Aioli Admin Platform
The all-in-one recipe behind smoother airline operations.
Role
Lead Product Designer
team
Partnered with a Product Manager
Timeline
6 months (June - Dec. 2024)
Overview
Existing admin for web shop (PO)
Existing admin for crew app (MC)
A vision shaped by pressure
The puzzles we had to solve
Starting from a blank slate meant anything felt possible — and without structure, every stakeholder pushed for their own version of the “right path.” Together with the Product Manager, my job was to keep that from spiraling into feature chaos.
I ran workshops to align priorities, shadowed the configuration team to capture real bottlenecks, and pulled proven patterns from POS and e-commerce systems. From these inputs, I distilled design principles and primary use cases to test how modular rules could translate to aviation.
This process turned competing demands into a foundation we could actually build on — and set the stage for the layered system that followed.
Solution: a system of layers
Product (the atom)
At the core of Aioli is a unified product definition. A user sets up an item once — coffee, snack, or duty-free — and that single source flows across every channel.
Beyond the basics, each product carries attributes that shape how it behaves: whether it can be complimented, if seat numbers are required at checkout, if legal age confirmation applies, or if purchase limits should cap quantity.
This structured logic eliminates mismatches that plagued the old system and ensures integrity from day one. It adapts to any item type, from physical goods to virtual services, giving airlines confidence that every product rule is enforced consistently.
Product Bundles (the combos)
Airline menus rely heavily on combos to drive sales, yet legacy admin tools couldn’t even support them. Aioli closed that gap by letting teams bundle existing products into any combination they need and treat them as a single item across all channels.
This flexibility gives airlines a powerful tool to cross-sell or launch meal deals in minutes. Instead of waiting on engineering or rigid templates, teams can create dynamic offers that boost revenue and adapt to evolving business cases.
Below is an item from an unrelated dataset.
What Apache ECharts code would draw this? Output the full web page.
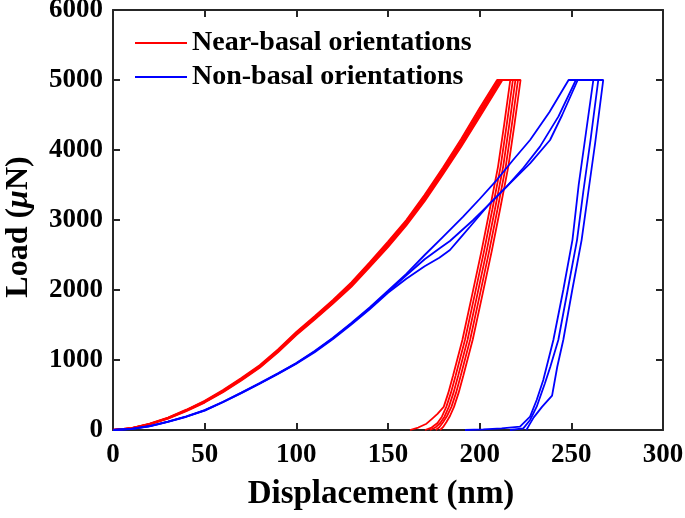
<!DOCTYPE html>
<html>
<head>
<meta charset="utf-8">
<script src="https://cdn.jsdelivr.net/npm/echarts@6/dist/echarts.min.js"></script>
<style>html,body{margin:0;padding:0;background:#fff;}#c{width:685px;height:518px;}</style>
</head>
<body>
<div id="c"></div>
<script>
// ---- Data (displacement nm, load µN) ----
const xTicks = [0, 50, 100, 150, 200, 250, 300];
const yTicks = [0, 1000, 2000, 3000, 4000, 5000, 6000];
const legendNames = ['Near-basal orientations', 'Non-basal orientations'];

// Near-basal (red) curves: loading, hold, unloading
const nearBasal1 = [[0,0],[10,28],[20,90],[30,178],[40,290],[50,418],[60,570],[70,742],[80,925],[90,1150],[100,1400],[110,1625],[120,1860],[130,2110],[140,2395],[150,2690],[160,3000],[170,3360],[180,3750],[190,4160],[200,4600],[209.5,5000],
  [216.7,5000],[213.4,4370],[210,3760],[205.5,3150],[201.1,2570],[195.8,1920],[190.6,1290],[185.5,780],[182.9,530],[180.4,330],[177,230],[174,160],[171,90],[166.5,35],[162,0]];
const nearBasal2 = [[0,0],[10,26],[20,87],[30,173],[40,284],[50,410],[60,561],[70,732],[80,913],[90,1138],[100,1390],[110,1610],[120,1843],[130,2090],[140,2375],[150,2668],[160,2978],[170,3330],[180,3722],[190,4125],[200,4560],[210.2,5000],
  [218.1,5000],[214.8,4370],[211.4,3760],[206.9,3150],[202.5,2570],[197.2,1920],[192,1290],[186.9,780],[184.3,530],[181.8,330],[179.4,190],[177,100],[173.8,35],[170.2,0]];
const nearBasal3 = [[0,0],[10,25],[20,85],[30,170],[40,280],[50,405],[60,555],[70,725],[80,905],[90,1130],[100,1380],[110,1600],[120,1830],[130,2075],[140,2360],[150,2650],[160,2960],[170,3310],[180,3700],[190,4100],[200,4530],[211,5000],
  [219.5,5000],[216.2,4370],[212.8,3760],[208.3,3150],[203.9,2570],[198.6,1920],[193.4,1290],[188.3,780],[185.7,530],[183.2,330],[180.8,190],[178.5,100],[175.8,35],[172.9,0]];
const nearBasal4 = [[0,0],[10,24],[20,83],[30,166],[40,276],[50,399],[60,548],[70,717],[80,897],[90,1120],[100,1368],[110,1590],[120,1817],[130,2060],[140,2345],[150,2632],[160,2942],[170,3290],[180,3680],[190,4078],[200,4502],[211.7,5000],
  [220.9,5000],[217.6,4370],[214.2,3760],[209.7,3150],[205.3,2570],[200,1920],[194.8,1290],[189.7,780],[187.1,530],[184.6,330],[182.2,200],[180,110],[178,40],[176,0]];
const nearBasal5 = [[0,0],[10,22],[20,80],[30,162],[40,270],[50,392],[60,540],[70,708],[80,888],[90,1110],[100,1356],[110,1578],[120,1805],[130,2045],[140,2328],[150,2612],[160,2922],[170,3268],[180,3655],[190,4050],[200,4470],[212.4,5000],
  [222.3,5000],[219,4370],[215.6,3760],[211.1,3150],[206.7,2570],[201.4,1920],[196.2,1290],[191.1,780],[188.5,530],[186,330],[183.8,200],[181.8,110],[180,40],[178.4,0]];

// Non-basal (blue) curves
const nonBasal1 = [[0,0],[10,16],[20,57],[30,120],[40,195],[50,283],[60,404],[70,535],[80,670],[90,810],[100,958],[110,1128],[120,1318],[130,1530],[140,1752],[150,1990],[160,2230],[170,2500],[180,2760],[191,3047],[200,3300],[209.3,3571],[218,3850],[227.5,4143],[238,4540],[248.5,5000],
  [262,5000],[258,4250],[254,3500],[250.6,2713],[245.6,2000],[240.2,1286],[234.7,714],[231.1,429],[227.5,190],[222,47],[212,22],[202,8],[192,0]];
const nonBasal2 = [[0,0],[10,15],[20,55],[30,118],[40,192],[50,280],[60,400],[70,530],[80,665],[90,805],[100,952],[110,1120],[120,1310],[130,1520],[140,1740],[150,1975],[160,2210],[170,2440],[178.4,2600],[183.8,2700],[196.5,3000],[205,3220],[214.7,3476],[224,3750],[232.9,4048],[243,4480],[252.5,5000],
  [264.7,5000],[260.5,4150],[256.5,3400],[253.1,2713],[248,2000],[242.9,1286],[238.5,900],[235.6,667],[231.1,333],[227.5,143],[223.8,24],[216.5,0]];
const nonBasal3 = [[0,0],[10,14],[20,53],[30,115],[40,189],[50,276],[60,396],[70,525],[80,660],[90,799],[100,946],[110,1112],[120,1300],[130,1508],[140,1725],[150,1960],[160,2160],[170,2340],[178,2460],[183.8,2571],[189,2730],[194.7,2904],[205.6,3239],[216.5,3524],[227.5,3810],[238.4,4143],[245,4500],[253.5,5000],
  [267.4,5000],[263,4100],[259,3350],[255.6,2713],[250.5,2000],[245.6,1286],[242.3,900],[239.5,490],[234,330],[229.5,180],[227,70],[225.5,0]];

const redCurves = [nearBasal1, nearBasal2, nearBasal3, nearBasal4, nearBasal5];
const blueCurves = [nonBasal1, nonBasal2, nonBasal3];

// ---- Chart ----
const FONT = '"Liberation Serif", "Times New Roman", serif';
const axisColor = '#262626';
const chart = echarts.init(document.getElementById('c'), null, {renderer: 'canvas'});

function mkSeries(data, name, color) {
  return {
    type: 'line', name: name, data: data, showSymbol: false, symbol: 'none',
    smooth: false, animation: false, silent: true,
    lineStyle: {color: color, width: 1.8}, itemStyle: {color: color},
    xAxisIndex: 0, yAxisIndex: 0, z: 3
  };
}
const series = [];
redCurves.forEach(c => series.push(mkSeries(c, legendNames[0], '#ff0000')));
blueCurves.forEach(c => series.push(mkSeries(c, legendNames[1], '#0000ff')));

const axisCommon = {
  type: 'value',
  axisLine: {show: true, onZero: false, lineStyle: {color: axisColor, width: 2}},
  axisTick: {show: true, inside: true, length: 7, lineStyle: {color: axisColor, width: 2}},
  splitLine: {show: false}
};
const plainNum = v => String(v);

chart.setOption({
  animation: false,
  backgroundColor: '#fff',
  grid: {left: 113, right: 22, top: 10, bottom: 88, containLabel: false, outerBoundsMode: 'none'},
  legend: {
    data: legendNames, left: 135, top: 26, orient: 'vertical', padding: 0,
    icon: 'rect', itemWidth: 52, itemHeight: 2, itemGap: 0,
    selectedMode: false,
    textStyle: {fontFamily: FONT, fontWeight: 'bold', fontSize: 28, color: '#000', lineHeight: 34}
  },
  xAxis: [
    Object.assign({}, axisCommon, {
      min: xTicks[0], max: xTicks[xTicks.length - 1], interval: 50, position: 'bottom',
      axisLabel: {show: true, margin: 12, color: '#000', fontFamily: FONT, fontWeight: 'bold', fontSize: 27, formatter: plainNum},
      name: 'Displacement (nm)', nameLocation: 'middle', nameGap: 48,
      nameTextStyle: {fontFamily: FONT, fontWeight: 'bold', fontSize: 33, color: '#000', padding: [0, 14, 0, 0]}
    }),
    Object.assign({}, axisCommon, {
      min: xTicks[0], max: xTicks[xTicks.length - 1], interval: 50, position: 'top',
      axisLabel: {show: false}
    })
  ],
  yAxis: [
    Object.assign({}, axisCommon, {
      min: yTicks[0], max: yTicks[yTicks.length - 1], interval: 1000, position: 'left',
      axisLabel: {show: true, margin: 10, color: '#000', fontFamily: FONT, fontWeight: 'bold', fontSize: 27, formatter: plainNum},
      name: '{a|Load (}{b|μ}{a|N)}', nameLocation: 'middle', nameGap: 78,
      nameTextStyle: {
        padding: [0, 14, 0, 0],
        rich: {
          a: {fontFamily: FONT, fontWeight: 'bold', fontSize: 32, color: '#000'},
          b: {fontFamily: FONT, fontStyle: 'italic', fontWeight: 'bold', fontSize: 32, color: '#000'}
        }
      }
    }),
    Object.assign({}, axisCommon, {
      min: yTicks[0], max: yTicks[yTicks.length - 1], interval: 1000, position: 'right',
      axisLabel: {show: false}
    })
  ],
  series: series
});
</script>
</body>
</html>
Catalog (the configuration)
Once products and combos are created, they’re grouped into catalogs — the control center for pricing and distribution. Base prices live at the product level, so teams don’t waste time redefining them.
What catalogs unlock is efficient customization. Instead of creating separate catalogs for each class or channel, a team can configure one economy catalog and apply overrides for premium economy, or set mobile app prices lower than in-flight sales.
This hierarchy keeps setup lean while giving airlines the flexibility to tailor offers by cabin or channel — all without duplicate work or messy workarounds.
Flight Plan (the orchestration)
Finally, catalogs are assigned to flight plans, completing the loop. Teams can target flights not just by route or flight number, but also by origin, destination, time of day, or day of week — with complex include and exclude logic.
On top of targeting, flight plans define inventory. Teams can set stock levels per item and even distribute quantities by cabin class, ensuring premium cabins never run out while economy avoids overstock.
For example, a catalog might apply to all YYZ–YVR flights except flight 777 on Thursdays, with 20 meals reserved for business and 80 for economy. This precision turns messy scheduling and stocking rules into a streamlined, automated workflow.